2) Deep-tine aeration - they punch the greens with spikes about 9-10 inches long thinner than a pencil. A light top dressing may or may not follow, but actually the greens roll pretty normally after just one or two mowings.

This year I have to give huge kudoes to our greens staff - they did the core aeration once, at the end of May and early June, 9 holes per week for 3 weeks (we have 27), and they did a meticulous top-dressing job. I was on vacation during the first part of the process, but when I played there again the last 9 had just been completed, and it rolled pretty well - the other 9's were already healed.

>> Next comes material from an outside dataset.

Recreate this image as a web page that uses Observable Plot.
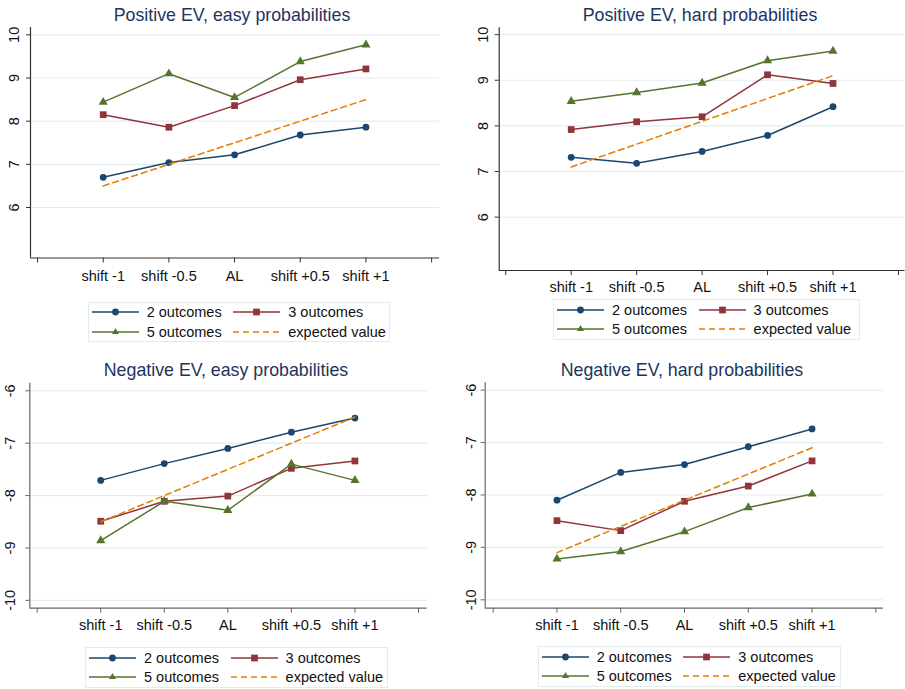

we're doing the deep tine deal and after a few days you cant even tell it was done... well except they roll slower
 
Good info here, thanks for the insight. These courses are will be aerating 5-6 days prior to our arrival. Since we're out of towners, its tough to say how good the root/blade, watering structure normally is. I'm going to poll the fellas and just hope for the best I guess.
 
The course I play most of the time has two sets of greens except on two holes. They are summer and winter greens so other than the two holes we never have to worry about it. And half the year its a different course.
 
Maintenance did a small core aeration monday and tuesday this past week. The staff uses two sizes of corers and also use the tines. The large cores are done in spring and take a long time to smooth out. The small holes will be smooth in another week (if we get all that rain that's being forecast this week.) They use the tines every two or three weeks all summer long and those heal in a couple of days. Aeration is a necessary evil, the greens were getting really stressed from heat and humidity.

A couple of years ago, I read about some new greens somewhere that do not require aeration? I don't remember any of the details but would really be interested in knowing how those greens are holding up.